──────── Available data
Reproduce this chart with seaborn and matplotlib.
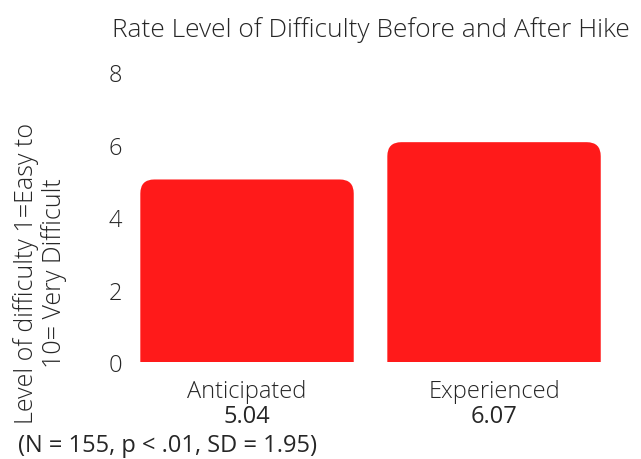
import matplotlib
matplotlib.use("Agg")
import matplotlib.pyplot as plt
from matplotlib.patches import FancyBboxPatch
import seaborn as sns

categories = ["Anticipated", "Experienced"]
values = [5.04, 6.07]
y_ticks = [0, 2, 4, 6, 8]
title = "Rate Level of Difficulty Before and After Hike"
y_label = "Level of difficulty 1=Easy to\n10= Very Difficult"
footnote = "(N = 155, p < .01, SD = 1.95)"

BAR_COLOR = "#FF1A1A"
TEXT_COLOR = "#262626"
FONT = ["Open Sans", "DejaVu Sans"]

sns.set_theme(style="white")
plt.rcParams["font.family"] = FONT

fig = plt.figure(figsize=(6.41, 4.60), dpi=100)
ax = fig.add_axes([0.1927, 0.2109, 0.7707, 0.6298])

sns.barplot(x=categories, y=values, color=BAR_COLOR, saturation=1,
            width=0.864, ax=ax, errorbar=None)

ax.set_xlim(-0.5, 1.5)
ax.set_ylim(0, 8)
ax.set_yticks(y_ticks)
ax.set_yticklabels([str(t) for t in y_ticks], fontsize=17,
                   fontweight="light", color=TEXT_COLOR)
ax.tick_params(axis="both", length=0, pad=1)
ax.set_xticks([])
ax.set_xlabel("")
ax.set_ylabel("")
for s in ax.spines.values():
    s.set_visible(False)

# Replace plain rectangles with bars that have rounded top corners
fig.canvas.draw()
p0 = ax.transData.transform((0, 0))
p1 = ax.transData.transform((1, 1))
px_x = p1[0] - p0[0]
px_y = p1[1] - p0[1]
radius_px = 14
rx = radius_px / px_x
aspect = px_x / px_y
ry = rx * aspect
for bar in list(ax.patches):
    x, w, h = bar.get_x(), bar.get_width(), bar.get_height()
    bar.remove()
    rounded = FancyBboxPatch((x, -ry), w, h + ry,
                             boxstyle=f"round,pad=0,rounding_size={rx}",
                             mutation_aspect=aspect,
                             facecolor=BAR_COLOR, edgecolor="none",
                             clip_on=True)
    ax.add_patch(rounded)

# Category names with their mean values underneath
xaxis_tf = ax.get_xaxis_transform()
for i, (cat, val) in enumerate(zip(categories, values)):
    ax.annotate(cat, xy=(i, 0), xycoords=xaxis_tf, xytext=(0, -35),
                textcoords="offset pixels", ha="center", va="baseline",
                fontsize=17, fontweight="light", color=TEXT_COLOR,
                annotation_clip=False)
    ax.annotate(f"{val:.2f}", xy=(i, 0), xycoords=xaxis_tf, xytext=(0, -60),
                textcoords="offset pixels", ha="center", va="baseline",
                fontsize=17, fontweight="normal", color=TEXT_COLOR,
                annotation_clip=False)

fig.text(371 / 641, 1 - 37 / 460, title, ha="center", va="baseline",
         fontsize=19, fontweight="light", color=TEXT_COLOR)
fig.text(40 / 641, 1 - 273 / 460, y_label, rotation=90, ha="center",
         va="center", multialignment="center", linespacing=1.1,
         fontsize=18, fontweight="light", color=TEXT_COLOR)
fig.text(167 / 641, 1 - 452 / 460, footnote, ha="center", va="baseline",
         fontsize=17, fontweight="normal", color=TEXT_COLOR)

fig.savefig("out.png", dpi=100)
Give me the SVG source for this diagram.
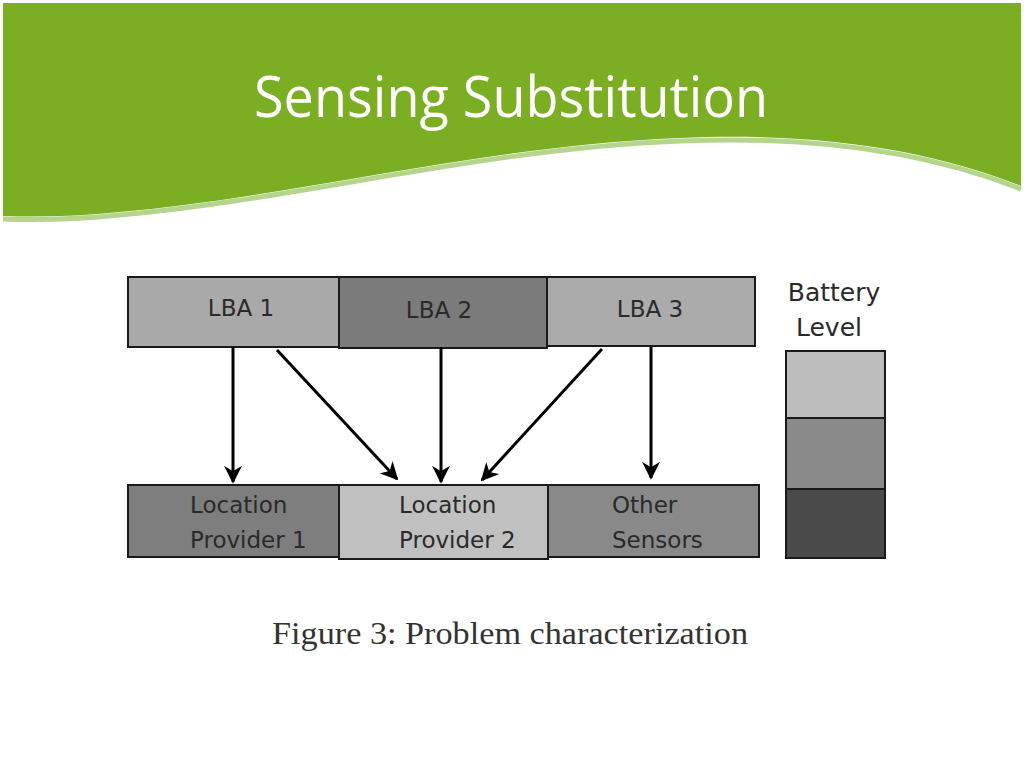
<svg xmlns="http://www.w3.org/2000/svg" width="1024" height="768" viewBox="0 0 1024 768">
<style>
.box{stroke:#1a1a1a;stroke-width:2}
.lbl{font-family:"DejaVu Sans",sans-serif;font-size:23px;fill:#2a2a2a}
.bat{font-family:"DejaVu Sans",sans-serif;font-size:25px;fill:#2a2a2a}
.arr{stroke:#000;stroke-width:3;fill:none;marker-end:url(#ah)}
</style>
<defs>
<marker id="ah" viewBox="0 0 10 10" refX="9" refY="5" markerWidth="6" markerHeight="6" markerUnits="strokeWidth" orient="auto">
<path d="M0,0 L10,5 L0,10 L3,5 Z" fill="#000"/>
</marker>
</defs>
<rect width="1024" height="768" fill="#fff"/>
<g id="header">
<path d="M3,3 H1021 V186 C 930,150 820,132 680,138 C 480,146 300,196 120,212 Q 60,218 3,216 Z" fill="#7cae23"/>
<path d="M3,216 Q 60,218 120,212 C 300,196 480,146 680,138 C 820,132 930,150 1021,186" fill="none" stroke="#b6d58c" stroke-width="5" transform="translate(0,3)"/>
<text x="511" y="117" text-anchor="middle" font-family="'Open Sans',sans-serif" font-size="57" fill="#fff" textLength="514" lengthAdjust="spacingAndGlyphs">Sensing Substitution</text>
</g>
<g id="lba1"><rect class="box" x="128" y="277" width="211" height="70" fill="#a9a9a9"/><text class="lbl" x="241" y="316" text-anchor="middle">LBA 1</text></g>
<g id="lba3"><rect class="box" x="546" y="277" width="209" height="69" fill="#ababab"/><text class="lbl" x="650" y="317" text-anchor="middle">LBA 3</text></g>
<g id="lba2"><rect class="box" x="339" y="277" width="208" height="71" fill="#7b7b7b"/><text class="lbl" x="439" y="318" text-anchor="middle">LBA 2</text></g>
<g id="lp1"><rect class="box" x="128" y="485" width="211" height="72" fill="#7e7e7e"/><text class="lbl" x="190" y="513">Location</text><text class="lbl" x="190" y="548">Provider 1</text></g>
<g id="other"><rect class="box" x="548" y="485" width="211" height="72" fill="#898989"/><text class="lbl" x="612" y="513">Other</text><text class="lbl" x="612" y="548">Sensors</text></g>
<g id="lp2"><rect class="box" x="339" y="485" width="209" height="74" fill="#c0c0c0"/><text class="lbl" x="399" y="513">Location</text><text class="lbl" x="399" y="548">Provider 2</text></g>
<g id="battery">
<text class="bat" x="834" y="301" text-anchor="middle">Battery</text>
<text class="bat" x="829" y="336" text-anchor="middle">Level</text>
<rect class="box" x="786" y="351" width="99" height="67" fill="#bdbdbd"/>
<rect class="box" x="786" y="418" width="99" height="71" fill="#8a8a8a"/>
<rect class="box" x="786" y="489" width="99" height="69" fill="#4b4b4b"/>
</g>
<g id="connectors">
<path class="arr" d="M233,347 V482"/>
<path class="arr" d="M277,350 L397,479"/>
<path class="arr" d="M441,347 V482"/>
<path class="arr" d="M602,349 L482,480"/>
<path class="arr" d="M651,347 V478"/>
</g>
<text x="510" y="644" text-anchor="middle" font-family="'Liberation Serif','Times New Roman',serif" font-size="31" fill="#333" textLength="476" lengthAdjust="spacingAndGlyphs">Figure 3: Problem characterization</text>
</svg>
────────────────
### Work to do:
Transcribe exactly, with no pictures, the lines running from the first line of the material through the line holding "import seaborn as sns".

### Solution:
Reproduce this chart with seaborn and matplotlib.
import matplotlib
matplotlib.use("Agg")
import matplotlib.pyplot as plt
from matplotlib.patches import FancyBboxPatch
import seaborn as sns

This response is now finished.